The project started in December 2006. K&V installed ProRead registers with R900® radio frequency transmitters, MRX920™ data collectors for mobile reads, CE5320X handhelds for the walk-by reads, EZGate™ II (R900® GPRS Gateway) data collectors for the targeted fixed reads, and Equinox™ meter reading software. All the meter reading is transferred through an interface to the department’s billing system. Approximately 41,000-42,000 meters were installed as of March 2008.
The fixed network infrastructure includes 493 large commercial meters downtown and at the airport, home to nearly half those meters. The targeted fixed-base option was chosen in part to address the airport’s security clearance and access issues.
With the installation of the first EZGate II data collector downtown, the department found that it was able to read a larger number of meters than anticipated. Since each collector can process such a large number of meter readings, the city can also pick up thousands of additional residential meter signals – something that could eventually help improve routing and billing.
Fixed network data collectors were installed to read large commercial meters in downtown Atlanta.
The remainder of residential meters will be read using mobile data collectors. Before the conversion, 30 meter readers were required to read the meters. Upon the project completion in July 2009, only two readers will be needed every other day at the most. Since the city currently contracts for that labor, the new mobile system will quickly pay for itself, Glover said.

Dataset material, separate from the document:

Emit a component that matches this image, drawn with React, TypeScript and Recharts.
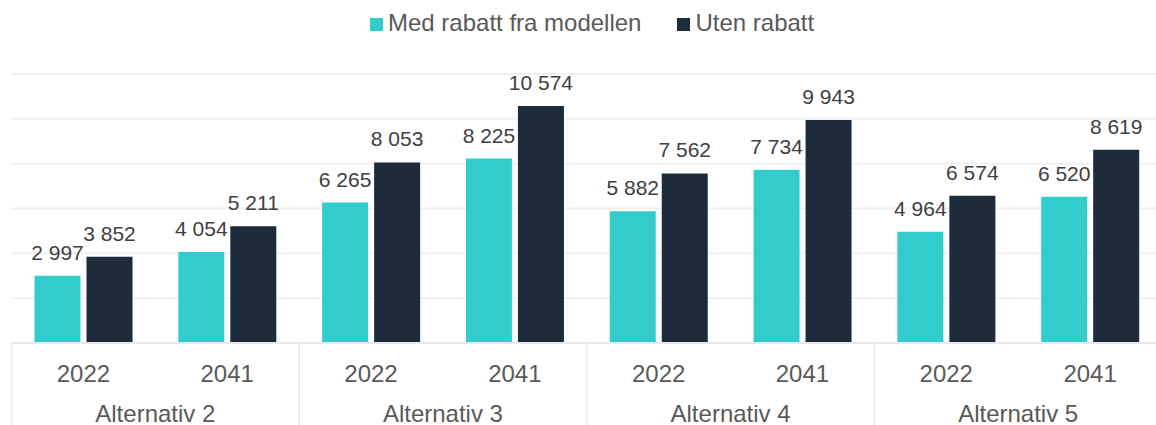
import React from "react"
import { BarChart, Bar, XAxis, YAxis, CartesianGrid, Legend, LabelList } from "recharts"

const years = ["2022", "2041", "2022", "2041", "2022", "2041", "2022", "2041"]
const alternatives = ["Alternativ 2", "Alternativ 3", "Alternativ 4", "Alternativ 5"]
const medRabatt = [2997, 4054, 6265, 8225, 5882, 7734, 4964, 6520]
const utenRabatt = [3852, 5211, 8053, 10574, 7562, 9943, 6574, 8619]
const yTicks = [0, 2000, 4000, 6000, 8000, 10000, 12000]

const data = years.map((year, i) => ({
  id: `${alternatives[Math.floor(i / 2)]}-${year}`,
  year,
  alt: alternatives[Math.floor(i / 2)],
  med: medRabatt[i],
  uten: utenRabatt[i],
}))

const TEAL = "#33CCCC"
const NAVY = "#1D2B3A"
const FONT = "Arial, 'Liberation Sans', sans-serif"

const CHART_W = 1162
const MARGIN_LEFT = 11.5
const BAND = (CHART_W - MARGIN_LEFT) / data.length

const fmt = (v: any) => String(v).replace(/\B(?=(\d{3})+(?!\d))/g, " ")

function GroupTick(props: any) {
  const { x, y, index } = props
  const row = data[index]
  if (!row) return null
  const first = index % 2 === 0
  const last = index === data.length - 1
  return (
    <g>
      <text x={x} y={y + 39} textAnchor="middle" fill="#595959" fontSize={24} fontFamily={FONT}>
        {row.year}
      </text>
      {first && (
        <>
          <line x1={x - BAND / 2} x2={x - BAND / 2} y1={y} y2={y + 90} stroke="#ececec" strokeWidth={2} />
          <text x={x + BAND / 2} y={y + 79} textAnchor="middle" fill="#595959" fontSize={24} fontFamily={FONT}>
            {row.alt}
          </text>
        </>
      )}
      {last && <line x1={x + BAND / 2} x2={x + BAND / 2} y1={y} y2={y + 90} stroke="#ececec" strokeWidth={2} />}
    </g>
  )
}

function LegendContent() {
  const item = (color: string, label: string, gap: number) => (
    <div style={{ display: "flex", alignItems: "center", marginRight: gap }}>
      <div style={{ width: 13, height: 13, background: color, marginRight: 5, marginTop: 2 }} />
      <span style={{ fontSize: 24, lineHeight: "24px", color: "#595959", fontFamily: FONT }}>{label}</span>
    </div>
  )
  return (
    <div style={{ height: 74, display: "flex", alignItems: "flex-start", paddingLeft: 370, paddingTop: 11, boxSizing: "border-box" }}>
      {item(TEAL, "Med rabatt fra modellen", 36)}
      {item(NAVY, "Uten rabatt", 0)}
    </div>
  )
}

export default function App() {
  return (
    <div style={{ position: "fixed", left: 0, top: 0, width: 1156, height: 425, overflow: "hidden", background: "#fff" }}>
      <BarChart
        width={CHART_W}
        height={425}
        data={data}
        barGap={6}
        margin={{ top: 0, right: 0, left: MARGIN_LEFT, bottom: 0 }}
      >
        <Legend verticalAlign="top" content={<LegendContent />} wrapperStyle={{ left: 0, top: 0, width: 1156 }} />
        <CartesianGrid vertical={false} stroke="#f0f0f0" strokeWidth={2} />
        <YAxis hide domain={[0, 12000]} ticks={yTicks} />
        <XAxis
          dataKey="id"
          height={82}
          interval={0}
          tickSize={0}
          tickMargin={0}
          axisLine={{ stroke: "#e8e8e8", strokeWidth: 2 }}
          tickLine={false}
          tick={<GroupTick />}
        />
        <Bar dataKey="med" name="Med rabatt fra modellen" fill={TEAL} barSize={46} isAnimationActive={false}>
          <LabelList dataKey="med" position="top" offset={16} formatter={fmt} fill="#404040" fontSize={21} fontFamily={FONT} />
        </Bar>
        <Bar dataKey="uten" name="Uten rabatt" fill={NAVY} barSize={46} isAnimationActive={false}>
          <LabelList dataKey="uten" position="top" offset={16} formatter={fmt} fill="#404040" fontSize={21} fontFamily={FONT} />
        </Bar>
      </BarChart>
    </div>
  )
}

Another “huge benefit” of the system, Booth added, is the ability to quickly identify meters that have been tampered with – now the department will know whether an act of vandalism signals a repeat offense or whether it needs to focus more attention on a specific residence.
Part of the overall plan for the project was a communications effort to inform customers of the change. The communications plan began in June 2006, six months before implementation, and continues today.
The city has Neighborhood Planning Units (NPU), and a representative of the Department of Watershed Management program attends each monthly NPU meeting to give an update on upcoming and ongoing projects.
The department developed a logo for the AMR program, “ATL Read.” That logo appears on a postcard mailed two weeks ahead of any installation or changeout along with an overview and the benefits of AMR. Bill inserts and door hangers also feature the logo.
Additionally, the city posted the message to its website and on billboards and distributed press releases to the local media. At the AMR kickoff, news stations televised the installation of a meter at a customer’s house as residents came up and asked questions.
The department has assured its residential customers that their bills will be accurate, earning “overwhelmingly positive feedback,” Booth said. “They were curious, wanting to know how the technology worked and that sort of thing.”
“Our large commercial customers saw it as a win-win,” said Glover, since the city eliminated estimated billing and began implementing a targeted fixed network system that will provide daily water consumption data for the targeted commercial meters.
A year and a half into the implementation of its ARB Utility Management System, the department is enthusiastic about the results it has seen. Reading and billing turnaround time has improved drastically making it easier to resolve billing issues. But the most immediate benefit, according to Booth, is “the accuracy of the readings themselves. No transposed numbers – it’s a hyper-accurate reading in each case.”